1. Compute the number of words for each review.
2. Create a histogram to visualize the distribution of review lengths.
3. Experiment with different bin sizes (e.g., 20, 50, 100).

**Hints**:
* Use `.str.split().apply(len)` to get the word count from the text-Series (`imdb_data['text']`)
* Use `plt.hist()` to plot the word count.


In [None]:
# TODO: Create a histogram to visualize the distribution of review lengths


### Exercise 04: Word Cloud Visualization
Visualize the most common words in the **negative** reviews as a second subplot.
1. See how the wordcloud was created from the positive reviews
2. Do the same for negative reviews
3. Plot the wordcloud as a subplot next to the other wordcloud (horizontally aligned)

**Hints**:
* See [WordCloud](https://amueller.github.io/word_cloud/generated/wordcloud.WordCloud.html) library for background knowledge


In [None]:
# Separate the reviews
positive_reviews = imdb_data[imdb_data['label'] == 1]['text']

# Generate word clouds
plt.figure(figsize=(12, 6))
plt.subplot(1, 2, 1)
wordcloud_pos = WordCloud(width=400, height=300, background_color='white').generate(' '.join(positive_reviews))
plt.imshow(wordcloud_pos, interpolation='bilinear')
plt.title('Positive Reviews Word Cloud')
plt.axis('off')

# TODO: Create a second word cloud for negative reviews in the second subplot


### Exercise 05: Top Words Frequency Plot
See which words are most common in each sentiment.
1. Get the most common words and their count for the negative reviews
2. Create a horizontal bar plot for each sentiment, where the words are shown on the y axis and the count of words defines the width

**Hints**:
* Use `plt.subplot()` to create two subplots 
* Use `plt.barh()` for a horizontal bar plot.

In [None]:
# Define the number of words to display
amount_of_words = 20

# Tokenize and count word frequencies
positive_words = Counter(' '.join(positive_reviews).split())
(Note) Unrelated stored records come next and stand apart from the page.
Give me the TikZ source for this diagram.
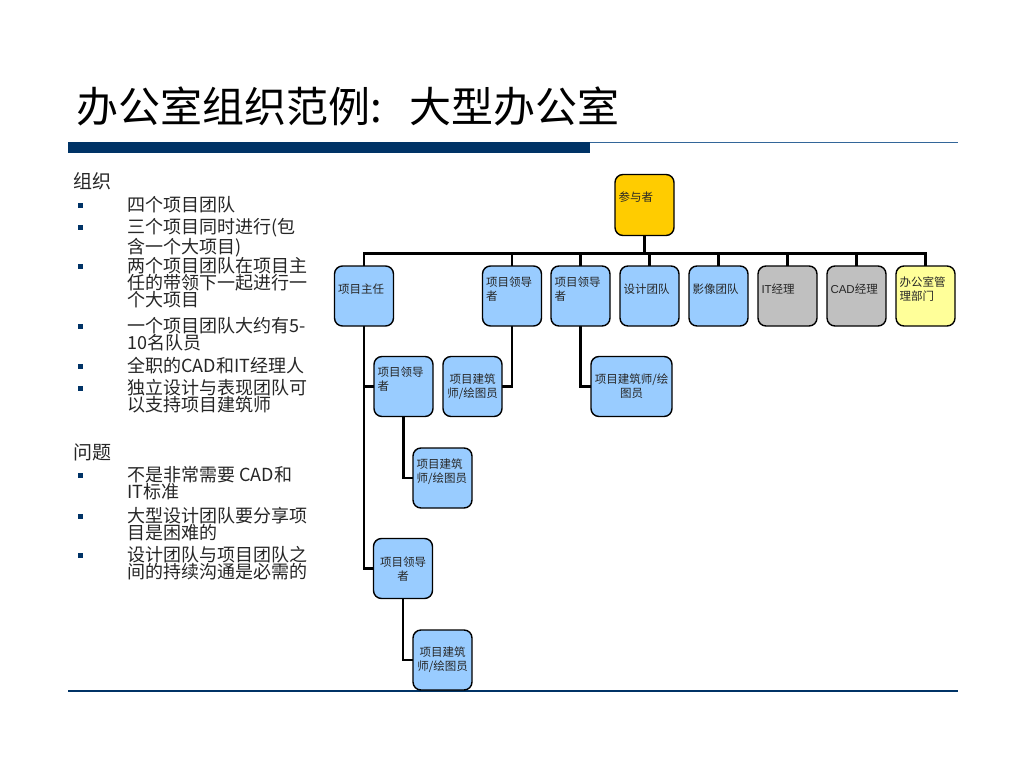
\documentclass[tikz,border=0pt]{standalone}
\usepackage{fontspec}
\setmainfont{Noto Sans CJK SC}
\newfontfamily\lat{Liberation Sans}
\usetikzlibrary{backgrounds}
\definecolor{navy}{HTML}{003366}
\definecolor{rule}{HTML}{336699}
\definecolor{boxblue}{HTML}{99CCFF}
\definecolor{boxgray}{HTML}{C0C0C0}
\definecolor{boxgold}{HTML}{FFCC00}
\definecolor{boxpale}{HTML}{FFFF99}
\definecolor{bodytext}{HTML}{262626}
\begin{document}
\begin{tikzpicture}[x=1pt,y=-1pt,
  box/.style={draw=black, line width=1.4pt, rounded corners=8pt,
    minimum width=59pt, minimum height=60pt, inner sep=0pt},
  conn/.style={draw=black, line width=2.6pt, line cap=rect},
  bt/.style={font=\fontsize{11.5}{14}\selectfont, text=black!85, inner sep=0pt, text width=52pt},
  btl/.style={bt, align=left},
  btc/.style={bt, align=center},
  body/.style={font=\fontsize{18}{17}\selectfont, text=bodytext, inner sep=0pt, anchor=north west, align=left},
  head/.style={font=\fontsize{19}{19}\selectfont, text=bodytext, inner sep=0pt, anchor=west},
  bullet/.style={fill=navy, minimum size=5pt, inner sep=0pt},
]
\useasboundingbox (0,0) rectangle (1024,768);

% title and rules
\node[anchor=west, inner sep=0pt, font=\fontsize{42}{42}\selectfont] (title) at (76,106) {办公室组织范例:\hspace{28pt}大型办公室};
\fill[navy] (68,142) rectangle (590,153);
\draw[rule, line width=1pt] (590,142.5) -- (958,142.5);
\draw[navy, line width=1.5pt] (68,691) -- (958,691);

% left text
\node[head] (h1) at (73,181) {组织};
\node[bullet] (b1) at (80,205) {};
\node[body] (t1) at (127,196) {四个项目团队};
\node[bullet] (b2) at (80,227) {};
\node[body] (t2) at (127,218) {三个项目同时进行(包\\含一个大项目)};
\node[bullet] (b3) at (80,266) {};
\node[body] (t3) at (127,257) {两个项目团队在项目主\\任的带领下一起进行一\\个大项目};
\node[bullet] (b4) at (80,326) {};
\node[body] (t4) at (127,317) {一个项目团队大约有5-\\10名队员};
\node[bullet] (b5) at (80,366) {};
\node[body] (t5) at (127,357) {全职的CAD和IT经理人};
\node[bullet] (b6) at (80,388) {};
\node[body] (t6) at (127,379) {独立设计与表现团队可\\以支持项目建筑师};

\node[head] (h2) at (73,452) {问题};
\node[bullet] (b7) at (80,475) {};
\node[body] (t7) at (127,466) {不是非常需要 CAD和\\IT标准};
\node[bullet] (b8) at (80,516) {};
\node[body] (t8) at (127,507) {大型设计团队要分享项\\目是困难的};
\node[bullet] (b9) at (80,555) {};
\node[body] (t9) at (127,546) {设计团队与项目团队之\\间的持续沟通是必需的};

% org chart boxes
\node[box, fill=boxgold, minimum height=61pt] (cy) at (644.5,205) {};
\node[box, fill=boxblue] (zr) at (364,296) {};
\node[box, fill=boxblue] (l1) at (512,296) {};
\node[box, fill=boxblue] (l2) at (580.5,296) {};
\node[box, fill=boxblue] (sj) at (649.5,296) {};
\node[box, fill=boxblue] (yx) at (718.5,296) {};
\node[box, fill=boxgray] (it) at (787.5,296) {};
\node[box, fill=boxgray] (cad) at (856.5,296) {};
\node[box, fill=boxpale] (bg) at (925.5,296) {};
\node[box, fill=boxblue] (l3) at (403.5,386.5) {};
\node[box, fill=boxblue] (a1) at (472.5,386.5) {};
\node[box, fill=boxblue, minimum width=81pt] (a2) at (631.5,386.5) {};
\node[box, fill=boxblue] (a3) at (442.5,478) {};
\node[box, fill=boxblue] (l4) at (403,568.5) {};
\node[box, fill=boxblue] (a4) at (442.5,660) {};

% box texts
\node[btl] (cyt) at ([yshift=8pt]cy.center) {参与者};
\node[btl] (zrt) at ([yshift=7pt]zr.center) {项目主任};
\node[btl] (l1t) at ([yshift=7pt]l1.center) {项目领导\\者};
\node[btl] (l2t) at ([yshift=7pt]l2.center) {项目领导\\者};
\node[btl] (sjt) at ([yshift=7pt]sj.center) {设计团队};
\node[btl] (yxt) at ([yshift=7pt]yx.center) {影像团队};
\node[btl] (itt) at ([yshift=7pt]it.center) {{\lat IT}经理};
\node[btl] (cadt) at ([yshift=7pt]cad.center) {{\lat CAD}经理};
\node[btl] (bgt) at ([yshift=7pt]bg.center) {办公室管\\理部门};
\node[btl] (l3t) at ([yshift=7pt]l3.center) {项目领导\\者};
\node[btc] (a1t) at (a1.center) {项目建筑\\师/绘图员};
\node[btc, text width=76pt] (a2t) at (a2.center) {项目建筑师/绘\\图员};
\node[btl] (a3t) at ([yshift=6pt]a3.center) {项目建筑\\师/绘图员};
\node[btc] (l4t) at ([yshift=-1pt]l4.center) {项目领导\\者};
\node[btc] (a4t) at (a4.center) {项目建筑\\师/绘图员};

% connectors
\begin{scope}[on background layer]
\fill[white] (0,0) rectangle (1024,768);
\foreach \c in {zr,l1,l2,sj,yx,it,cad,bg}
  \draw[conn] (cy.south) -- ++(0,17) -| (\c.north);
\draw[conn] (zr.south) |- (l3.west);
\draw[conn] (zr.south) |- (l4.west);
\draw[conn] (l1.south) |- (a1.east);
\draw[conn] (l2.south) |- (a2.west);
\draw[conn] (l3.south) |- (a3.west);
\draw[conn] (l4.south) |- (a4.west);
\end{scope}
\end{tikzpicture}
\end{document}
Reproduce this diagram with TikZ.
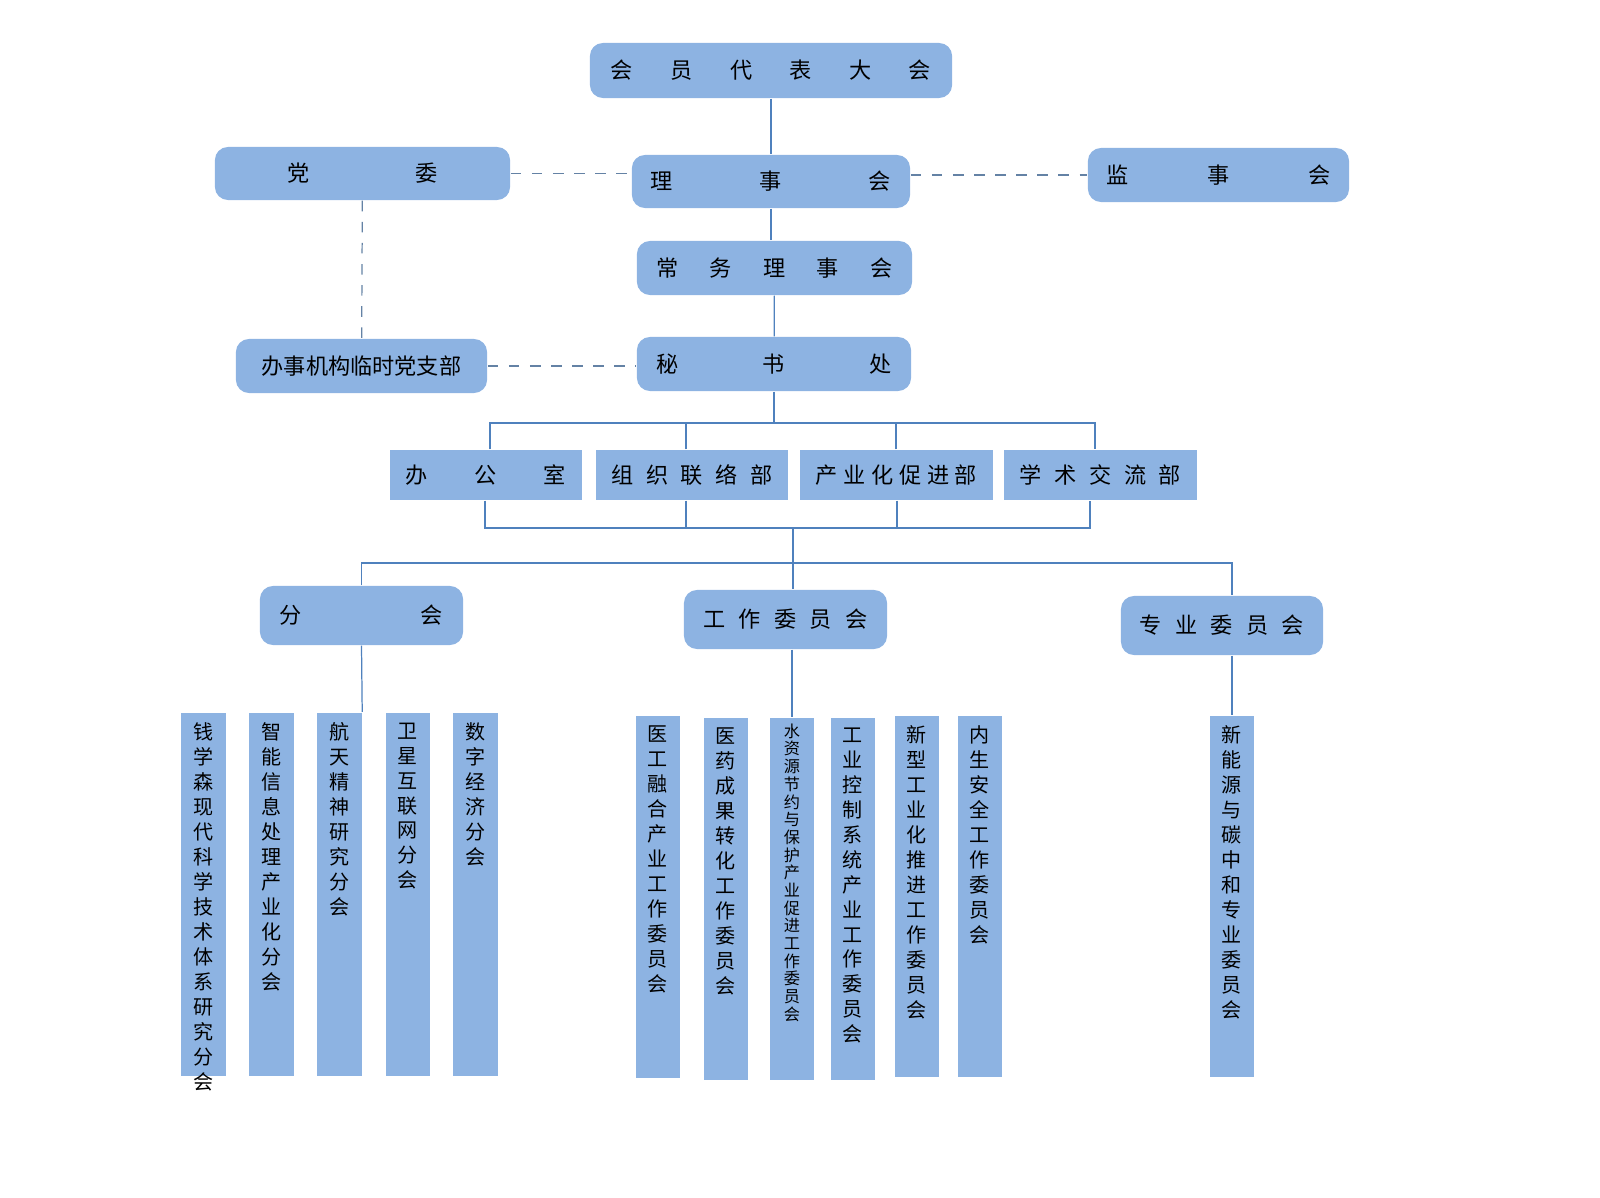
\documentclass[tikz,border=0pt]{standalone}
\usepackage{fontspec}
\setmainfont{Noto Sans CJK SC}
\definecolor{boxblue}{RGB}{141,179,226}
\definecolor{lineblue}{RGB}{79,129,189}
\definecolor{dashblue}{RGB}{100,130,165}
% spread characters over a given width
\def\spreadaux#1{\ifx#1\relax\else\hfill#1\expandafter\spreadaux\fi}
\newcommand\spread[3]{\makebox[#1]{#2\spreadaux#3\relax}}
% stack characters vertically
\def\vstackaux#1{\ifx#1\relax\else#1\\\expandafter\vstackaux\fi}
\newcommand\vstack[1]{\vstackaux#1\relax}
\tikzset{
  rbox/.style={rectangle, rounded corners=1.3mm, fill=boxblue, inner sep=0pt,
    font=\fontsize{6.3}{7}\selectfont},
  sbox/.style={rectangle, fill=boxblue, inner sep=0pt, minimum width=1.92cm,
    minimum height=0.5cm, font=\fontsize{6.3}{7}\selectfont},
  bar/.style={rectangle, fill=boxblue, inner sep=0pt, minimum width=0.44cm},
  bartext/.style={anchor=north, align=center, inner sep=0pt,
    font=\fontsize{5.7}{7.1}\selectfont},
  link/.style={draw=lineblue, line width=0.35pt},
  dlink/.style={draw=dashblue, line width=0.35pt, dashed}
}
\begin{document}
\begin{tikzpicture}[x=0.01cm, y=-0.01cm]
  \useasboundingbox (0,0) rectangle (1600,1198);
  % top levels
  \node[rbox, minimum width=3.62cm, minimum height=0.55cm] (dahui) at (771,70.5)
    {\spread{3.2cm}{会}{员代表大会}};
  \node[rbox, minimum width=2.95cm, minimum height=0.53cm] (dangwei) at (362.5,173.5)
    {\spread{1.5cm}{党}{委}};
  \node[rbox, minimum width=2.78cm, minimum height=0.53cm] (lishi) at (771,181.5)
    {\spread{2.4cm}{理}{事会}};
  \node[rbox, minimum width=2.61cm, minimum height=0.54cm] (jianshi) at (1218.5,175)
    {\spread{2.24cm}{监}{事会}};
  \node[rbox, minimum width=2.75cm, minimum height=0.54cm] (changwu) at (774.5,268)
    {\spread{2.36cm}{常}{务理事会}};
  \node[rbox, minimum width=2.51cm, minimum height=0.54cm] (zhibu) at (361.5,366)
    {办事机构临时党支部};
  \node[rbox, minimum width=2.74cm, minimum height=0.54cm] (mishu) at (774,364)
    {\spread{2.35cm}{秘}{书处}};
  % departments
  \node[sbox] (bangong) at (486,475) {\spread{1.6cm}{办}{公室}};
  \node[sbox] (zuzhi) at (692,475) {\spread{1.61cm}{组}{织联络部}};
  \node[sbox] (chanye) at (896.5,475) {\spread{1.61cm}{产}{业化促进部}};
  \node[sbox] (xueshu) at (1100.5,475) {\spread{1.61cm}{学}{术交流部}};
  % committees
  \node[rbox, minimum width=2.03cm, minimum height=0.59cm] (fenhui) at (361.5,615.5)
    {\spread{1.63cm}{分}{会}};
  \node[rbox, minimum width=2.03cm, minimum height=0.59cm] (gongzuo) at (785.5,619.5)
    {\spread{1.64cm}{工}{作委员会}};
  \node[rbox, minimum width=2.02cm, minimum height=0.59cm] (zhuanye) at (1222,625.5)
    {\spread{1.64cm}{专}{业委员会}};
  % vertical bars
  \foreach \name/\x/\yt/\yb/\txt in {
      fa/203.5/712/1075/钱学森现代科学技术体系研究分会,
      fb/271.5/712/1075/智能信息处理产业化分会,
      fc/339.5/712/1075/航天精神研究分会,
      fd/408/712/1075/卫星互联网分会,
      fe/475.5/712/1075/数字经济分会,
      ga/658/715/1077/医工融合产业工作委员会,
      gb/726/717/1079/医药成果转化工作委员会,
      gd/853/717/1079/工业控制系统产业工作委员会,
      ge/916.5/715/1076/新型工业化推进工作委员会,
      gf/979.5/715/1076/内生安全工作委员会,
      za/1232/715/1076/新能源与碳中和专业委员会} {
    \node[bar, minimum height={(\yb-\yt)*0.01cm}, anchor=north] (\name) at (\x,\yt) {};
    \node[bartext] at ([yshift=-0.1cm]\name.north) {\expandafter\vstack\expandafter{\txt}};
  }
  \node[bar, minimum height=3.62cm, anchor=north] (gc) at (792,717) {};
  \node[bartext, font=\fontsize{4.6}{5.03}\selectfont] at ([yshift=-0.06cm]gc.north)
    {\vstack{水资源节约与保护产业促进工作委员会}};
  % connectors
  \draw[link] (dahui) -- (lishi);
  \draw[link] (lishi) -- (changwu.north -| lishi.south);
  \draw[link] (changwu) -- (mishu);
  \draw[dlink] (dangwei.east) -- (lishi.west |- dangwei.east);
  \draw[dlink] (lishi.east |- jianshi.west) -- (jianshi.west);
  \draw[dlink] (dangwei) -- (zhibu);
  \draw[dlink] (zhibu) -- (mishu.west |- zhibu.east);
  \coordinate (top) at (774,423);
  \draw[link] (mishu) -- (top);
  \draw[link] (bangong.north -| 490,0) |- (top) -| (xueshu.north -| 1095,0);
  \draw[link] (zuzhi.north -| 686,0) -- (686,423);
  \draw[link] (chanye.north -| 896,0) -- (896,423);
  \coordinate (bot) at (793,528);
  \draw[link] (bangong.south -| 485,0) |- (bot) -| (xueshu.south -| 1090,0);
  \draw[link] (zuzhi.south -| 686,0) -- (686,528);
  \draw[link] (chanye.south -| 897,0) -- (897,528);
  \coordinate (mid) at (793,563);
  \draw[link] (bot) -- (mid);
  \draw[link] (fenhui.north) |- (mid) -| (zhuanye.north -| 1232,0);
  \draw[link] (mid) -- (gongzuo.north -| mid);
  \draw[link] (fenhui.south) -- (fc.north east);
  \draw[link] (gongzuo.south -| gc.north) -- (gc.north);
  \draw[link] (zhuanye.south -| za.north) -- (za.north);
\end{tikzpicture}
\end{document}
# TODO: Tokenize and count word frequencies for negative reviews
negative_words = 

# Get the most common words
pos_common = positive_words.most_common(amount_of_words)
neg_common = negative_words.most_common(amount_of_words)

# Get the words and their counts for positive reviews
positive_words = []
positive_counts = []
for word, count in pos_common:
    positive_words.append(word)
    positive_counts.append(count)

# TODO: Get the most common words and their counts for negative reviews



# TODO: Create a bar plot for the most common words in positive and negative reviews
plt.figure(figsize=(12, 5))


### Exercise 06: Sentiment Trends Over Time
Show the sentiment trends over the years.  
1. Create a line plot to show the mean trend.
2. Change the linestyle of the plot to `--`

**Hints**:
* Use `sentiment_trend.index` to get the list of years.
* Use `sentiment_trend.values` to get the mean sentiments

In [None]:
# Get the sentiment trend over time
sentiment_trend = imdb_data.groupby('year')['label'].mean()

# TODO: Plot the sentiment trend over time using a line plot
plt.figure(figsize=(8, 5))


### Exercise 07: Conclusion Data Understanding
Think about possible preprocessing mechanisms. What transformations should we apply to the data to enable better usage? Do you think, we need to clean the review texts?